Qu’en est-il de l’événement «Un automne marocain à Paris» ?
Paris consacre une grande célébration au Maroc. À partir d’octobre, le Musée du Louvre va accueillir une exposition exceptionnelle intitulée «Le Maroc médiéval, un empire de l’Afrique à l’Espagne». Dans ce cadre, plusieurs objets historiques marocains ont été rénovés pour la toute première fois par des équipes du Louvre. L’Institut du monde arabe, quant à lui, va consacrer au Maroc une exposition intitulée «Le Maroc aux mille couleurs», qui permettra au public de découvrir l’art contemporain de notre pays. Depuis la nomination de Bahija Simou, comme commissaire générale, elle a pu mener avec son équipe un travail extraordinaire en collaboration avec Yannick Lintz, commissaire général de l’exposition (partie française), pour concrétiser ce projet qui est pour moi un événement national. Car il va montrer notre culture millénaire et permettra d’envoyer un message de paix, de tolérance et d’un Islam éclairé donné par le Maroc.
Pour le Musée de l’art contemporain, sur quel critère vous basez-vous pour l’acquisition des œuvres plastiques ?
En premier lieu, nous allons commencer par la création d’une Commission d’acquisition et de validation d’œuvres, qui sera formée de membres spécialisés en la matière. Jusqu’à aujourd’hui, la Fondation n’a acquis aucune œuvre. Tout ce qu’on raconte à ce sujet est complètement faux.
Avez-vous un rêve particulier à vouloir concrétiser pour nos musées nationaux ?

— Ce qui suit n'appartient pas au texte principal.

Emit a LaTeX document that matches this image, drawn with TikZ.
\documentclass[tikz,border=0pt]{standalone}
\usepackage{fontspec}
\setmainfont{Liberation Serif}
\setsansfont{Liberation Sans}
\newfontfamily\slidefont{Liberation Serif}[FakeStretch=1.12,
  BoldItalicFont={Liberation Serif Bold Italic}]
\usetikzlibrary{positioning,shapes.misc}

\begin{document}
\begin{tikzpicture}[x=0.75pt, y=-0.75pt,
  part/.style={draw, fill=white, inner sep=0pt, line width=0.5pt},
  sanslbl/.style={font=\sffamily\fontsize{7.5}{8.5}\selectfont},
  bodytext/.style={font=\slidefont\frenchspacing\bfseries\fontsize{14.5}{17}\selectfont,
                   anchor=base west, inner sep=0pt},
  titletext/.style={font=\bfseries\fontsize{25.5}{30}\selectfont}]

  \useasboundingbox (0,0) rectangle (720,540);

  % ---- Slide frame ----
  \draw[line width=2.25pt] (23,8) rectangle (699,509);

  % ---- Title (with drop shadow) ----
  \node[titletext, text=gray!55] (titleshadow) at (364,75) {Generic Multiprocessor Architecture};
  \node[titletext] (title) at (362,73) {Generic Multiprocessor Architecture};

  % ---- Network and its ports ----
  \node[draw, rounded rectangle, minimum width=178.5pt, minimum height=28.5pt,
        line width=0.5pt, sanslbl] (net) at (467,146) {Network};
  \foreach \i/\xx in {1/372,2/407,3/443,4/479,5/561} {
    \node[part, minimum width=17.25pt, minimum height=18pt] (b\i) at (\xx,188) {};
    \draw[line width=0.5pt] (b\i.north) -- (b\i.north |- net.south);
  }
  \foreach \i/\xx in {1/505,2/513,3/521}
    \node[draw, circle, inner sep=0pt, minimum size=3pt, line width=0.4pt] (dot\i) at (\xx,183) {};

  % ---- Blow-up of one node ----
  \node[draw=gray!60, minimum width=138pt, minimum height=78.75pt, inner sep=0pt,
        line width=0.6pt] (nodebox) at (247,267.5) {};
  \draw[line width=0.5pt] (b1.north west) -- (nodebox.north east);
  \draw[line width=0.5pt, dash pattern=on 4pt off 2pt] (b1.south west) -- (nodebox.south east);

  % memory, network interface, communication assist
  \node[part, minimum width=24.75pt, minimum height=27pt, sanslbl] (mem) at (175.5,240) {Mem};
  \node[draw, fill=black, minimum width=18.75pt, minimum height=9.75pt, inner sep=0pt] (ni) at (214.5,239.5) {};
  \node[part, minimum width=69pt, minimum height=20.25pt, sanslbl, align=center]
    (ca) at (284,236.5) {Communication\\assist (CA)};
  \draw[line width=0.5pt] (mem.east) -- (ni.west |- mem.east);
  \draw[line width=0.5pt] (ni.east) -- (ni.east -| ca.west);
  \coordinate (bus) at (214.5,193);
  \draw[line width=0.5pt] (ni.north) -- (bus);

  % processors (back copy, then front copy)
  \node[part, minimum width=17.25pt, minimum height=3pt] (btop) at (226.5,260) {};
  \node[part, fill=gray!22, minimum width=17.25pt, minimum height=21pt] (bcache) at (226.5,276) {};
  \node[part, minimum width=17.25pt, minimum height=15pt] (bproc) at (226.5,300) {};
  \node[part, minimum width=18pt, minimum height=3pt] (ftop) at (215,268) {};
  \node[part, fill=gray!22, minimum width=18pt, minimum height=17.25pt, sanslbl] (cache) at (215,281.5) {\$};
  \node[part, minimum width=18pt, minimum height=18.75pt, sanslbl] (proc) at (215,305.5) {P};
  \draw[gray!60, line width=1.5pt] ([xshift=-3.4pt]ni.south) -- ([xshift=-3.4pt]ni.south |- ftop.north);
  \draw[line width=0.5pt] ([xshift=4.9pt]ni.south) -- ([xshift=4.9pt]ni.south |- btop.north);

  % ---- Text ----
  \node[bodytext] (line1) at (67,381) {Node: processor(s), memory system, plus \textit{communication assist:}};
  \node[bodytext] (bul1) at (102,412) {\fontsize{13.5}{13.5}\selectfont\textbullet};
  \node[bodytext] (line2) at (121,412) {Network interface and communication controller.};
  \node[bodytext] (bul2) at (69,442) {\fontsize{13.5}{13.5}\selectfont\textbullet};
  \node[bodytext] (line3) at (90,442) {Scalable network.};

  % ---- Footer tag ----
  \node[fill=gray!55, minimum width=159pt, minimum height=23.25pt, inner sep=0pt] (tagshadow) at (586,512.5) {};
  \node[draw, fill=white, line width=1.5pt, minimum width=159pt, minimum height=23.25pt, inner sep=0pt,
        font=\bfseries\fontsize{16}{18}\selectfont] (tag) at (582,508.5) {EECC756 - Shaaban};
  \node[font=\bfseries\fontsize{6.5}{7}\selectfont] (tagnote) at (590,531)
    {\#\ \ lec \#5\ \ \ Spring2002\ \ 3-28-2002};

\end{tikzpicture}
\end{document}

Mon rêve est qu’à l’avenir, chaque ville marocaine puisse abriter au moins un musée. Nous avons un patrimoine et une histoire très riche, et c’est vraiment dommage que cet héritage ne soit pas mis en valeur. Cela permettra de démocratiser la culture, et de la faire entrer dans le quotidien de tous les Marocains, quelle que soit leur ville d’origine. Sachant que la culture est indissociable du développement économique, touristique et social.